Written exercise: Omit every picture, and retype the lines that run from the beginning of the data below through the line containing "73.6, 74.6, 75.4, 76.4, 77.4, 78.6, 80]", inclusive.

··· Data shown

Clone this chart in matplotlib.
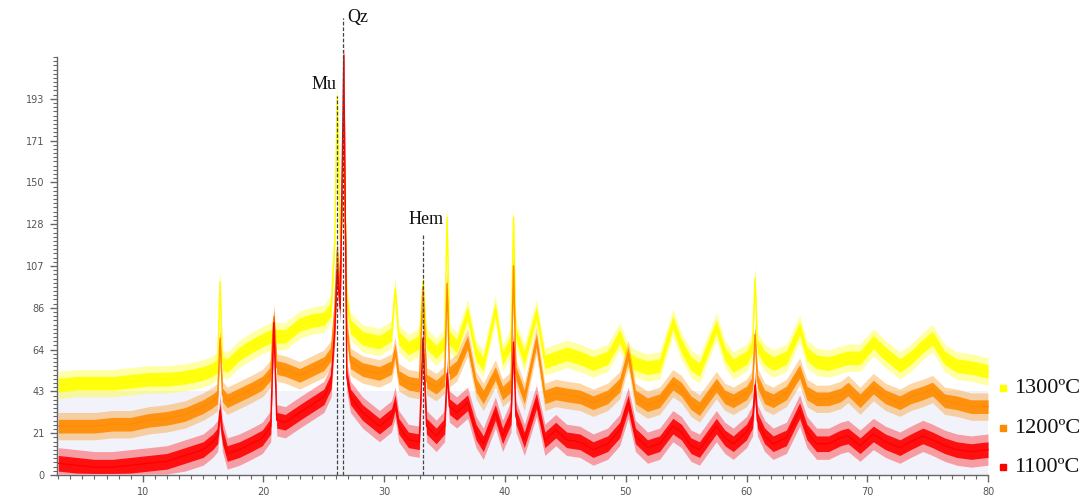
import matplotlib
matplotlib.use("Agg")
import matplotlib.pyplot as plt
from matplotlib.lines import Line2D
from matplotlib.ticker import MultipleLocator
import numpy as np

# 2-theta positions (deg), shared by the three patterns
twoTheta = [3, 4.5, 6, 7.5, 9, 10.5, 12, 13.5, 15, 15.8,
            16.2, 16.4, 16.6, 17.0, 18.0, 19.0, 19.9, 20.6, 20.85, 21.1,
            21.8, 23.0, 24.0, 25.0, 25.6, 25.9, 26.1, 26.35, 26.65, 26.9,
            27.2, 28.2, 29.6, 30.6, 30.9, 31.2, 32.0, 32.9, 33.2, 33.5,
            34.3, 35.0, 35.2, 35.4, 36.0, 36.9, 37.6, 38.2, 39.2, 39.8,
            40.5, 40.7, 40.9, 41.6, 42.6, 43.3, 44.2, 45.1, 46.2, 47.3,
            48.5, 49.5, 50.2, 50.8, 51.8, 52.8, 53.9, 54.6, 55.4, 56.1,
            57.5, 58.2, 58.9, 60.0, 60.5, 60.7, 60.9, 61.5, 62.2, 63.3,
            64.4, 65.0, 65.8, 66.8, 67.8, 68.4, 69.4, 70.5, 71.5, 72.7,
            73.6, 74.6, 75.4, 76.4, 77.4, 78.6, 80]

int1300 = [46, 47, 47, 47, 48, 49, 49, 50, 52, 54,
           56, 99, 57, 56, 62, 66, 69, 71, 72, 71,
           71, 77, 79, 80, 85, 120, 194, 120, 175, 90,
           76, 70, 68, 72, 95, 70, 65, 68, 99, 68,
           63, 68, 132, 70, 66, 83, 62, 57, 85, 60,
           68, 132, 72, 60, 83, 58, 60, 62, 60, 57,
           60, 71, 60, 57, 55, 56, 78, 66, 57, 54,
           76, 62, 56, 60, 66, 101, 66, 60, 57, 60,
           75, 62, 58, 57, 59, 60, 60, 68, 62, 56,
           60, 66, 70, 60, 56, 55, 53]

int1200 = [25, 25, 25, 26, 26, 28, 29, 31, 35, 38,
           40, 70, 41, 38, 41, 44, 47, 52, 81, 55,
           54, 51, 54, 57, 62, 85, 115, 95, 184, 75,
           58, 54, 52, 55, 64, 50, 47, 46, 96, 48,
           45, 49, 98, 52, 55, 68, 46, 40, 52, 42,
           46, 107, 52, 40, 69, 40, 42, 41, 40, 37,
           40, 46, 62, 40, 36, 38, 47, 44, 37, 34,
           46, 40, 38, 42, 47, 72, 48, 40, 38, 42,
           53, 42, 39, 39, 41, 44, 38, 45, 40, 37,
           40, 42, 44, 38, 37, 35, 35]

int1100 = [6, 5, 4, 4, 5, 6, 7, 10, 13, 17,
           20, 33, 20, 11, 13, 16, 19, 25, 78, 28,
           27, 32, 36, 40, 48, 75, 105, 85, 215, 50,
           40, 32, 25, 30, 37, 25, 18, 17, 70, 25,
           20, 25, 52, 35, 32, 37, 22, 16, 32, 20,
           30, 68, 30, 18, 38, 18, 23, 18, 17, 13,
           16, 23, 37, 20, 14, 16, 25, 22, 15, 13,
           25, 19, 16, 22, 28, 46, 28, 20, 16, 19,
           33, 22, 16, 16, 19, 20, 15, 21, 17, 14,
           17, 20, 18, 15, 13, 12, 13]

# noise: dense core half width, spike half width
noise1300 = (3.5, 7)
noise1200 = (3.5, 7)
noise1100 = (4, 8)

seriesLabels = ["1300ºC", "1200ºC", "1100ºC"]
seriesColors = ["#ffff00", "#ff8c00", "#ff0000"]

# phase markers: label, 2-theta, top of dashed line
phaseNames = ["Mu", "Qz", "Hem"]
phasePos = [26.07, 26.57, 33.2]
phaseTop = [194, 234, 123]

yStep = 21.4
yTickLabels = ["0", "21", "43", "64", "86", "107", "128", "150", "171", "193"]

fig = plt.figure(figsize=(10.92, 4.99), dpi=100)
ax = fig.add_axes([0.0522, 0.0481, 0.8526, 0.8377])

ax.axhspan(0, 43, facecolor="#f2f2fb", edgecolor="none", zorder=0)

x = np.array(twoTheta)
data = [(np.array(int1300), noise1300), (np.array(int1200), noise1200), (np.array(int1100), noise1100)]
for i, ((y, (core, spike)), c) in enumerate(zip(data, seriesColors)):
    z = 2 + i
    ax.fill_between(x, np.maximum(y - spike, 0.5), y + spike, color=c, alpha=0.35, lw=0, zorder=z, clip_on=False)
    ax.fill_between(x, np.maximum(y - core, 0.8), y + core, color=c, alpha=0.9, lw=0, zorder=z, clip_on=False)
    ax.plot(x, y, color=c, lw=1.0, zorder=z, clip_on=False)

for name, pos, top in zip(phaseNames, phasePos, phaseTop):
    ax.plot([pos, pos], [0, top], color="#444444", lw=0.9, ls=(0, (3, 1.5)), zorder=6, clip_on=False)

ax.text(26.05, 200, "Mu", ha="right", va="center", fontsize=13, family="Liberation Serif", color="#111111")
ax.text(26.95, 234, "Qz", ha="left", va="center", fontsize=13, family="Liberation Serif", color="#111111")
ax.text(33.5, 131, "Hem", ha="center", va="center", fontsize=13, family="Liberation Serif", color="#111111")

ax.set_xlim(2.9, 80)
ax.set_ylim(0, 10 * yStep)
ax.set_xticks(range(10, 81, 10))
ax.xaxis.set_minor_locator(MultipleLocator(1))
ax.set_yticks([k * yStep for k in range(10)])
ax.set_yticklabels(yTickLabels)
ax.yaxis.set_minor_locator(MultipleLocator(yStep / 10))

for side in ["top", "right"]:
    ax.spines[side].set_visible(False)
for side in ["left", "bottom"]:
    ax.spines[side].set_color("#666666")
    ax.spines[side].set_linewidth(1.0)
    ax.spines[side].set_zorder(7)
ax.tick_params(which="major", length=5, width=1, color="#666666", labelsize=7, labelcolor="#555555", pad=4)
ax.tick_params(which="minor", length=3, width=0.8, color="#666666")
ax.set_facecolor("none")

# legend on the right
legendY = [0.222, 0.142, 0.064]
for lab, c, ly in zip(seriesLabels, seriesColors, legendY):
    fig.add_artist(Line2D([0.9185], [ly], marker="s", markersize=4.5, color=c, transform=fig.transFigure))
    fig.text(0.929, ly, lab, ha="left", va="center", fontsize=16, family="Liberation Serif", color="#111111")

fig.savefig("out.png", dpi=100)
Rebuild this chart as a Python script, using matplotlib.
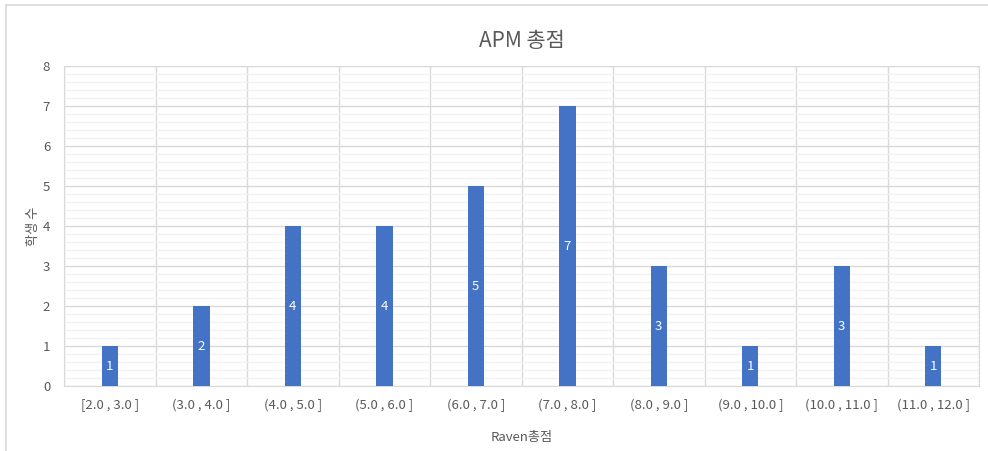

······

Correct result:
Clone this chart in matplotlib.
import matplotlib
matplotlib.use("Agg")
import matplotlib.pyplot as plt
from matplotlib.lines import Line2D
from matplotlib.ticker import MultipleLocator
import numpy as np

# 2-theta positions (deg), shared by the three patterns
twoTheta = [3, 4.5, 6, 7.5, 9, 10.5, 12, 13.5, 15, 15.8,
            16.2, 16.4, 16.6, 17.0, 18.0, 19.0, 19.9, 20.6, 20.85, 21.1,
            21.8, 23.0, 24.0, 25.0, 25.6, 25.9, 26.1, 26.35, 26.65, 26.9,
            27.2, 28.2, 29.6, 30.6, 30.9, 31.2, 32.0, 32.9, 33.2, 33.5,
            34.3, 35.0, 35.2, 35.4, 36.0, 36.9, 37.6, 38.2, 39.2, 39.8,
            40.5, 40.7, 40.9, 41.6, 42.6, 43.3, 44.2, 45.1, 46.2, 47.3,
            48.5, 49.5, 50.2, 50.8, 51.8, 52.8, 53.9, 54.6, 55.4, 56.1,
            57.5, 58.2, 58.9, 60.0, 60.5, 60.7, 60.9, 61.5, 62.2, 63.3,
            64.4, 65.0, 65.8, 66.8, 67.8, 68.4, 69.4, 70.5, 71.5, 72.7,
            73.6, 74.6, 75.4, 76.4, 77.4, 78.6, 80]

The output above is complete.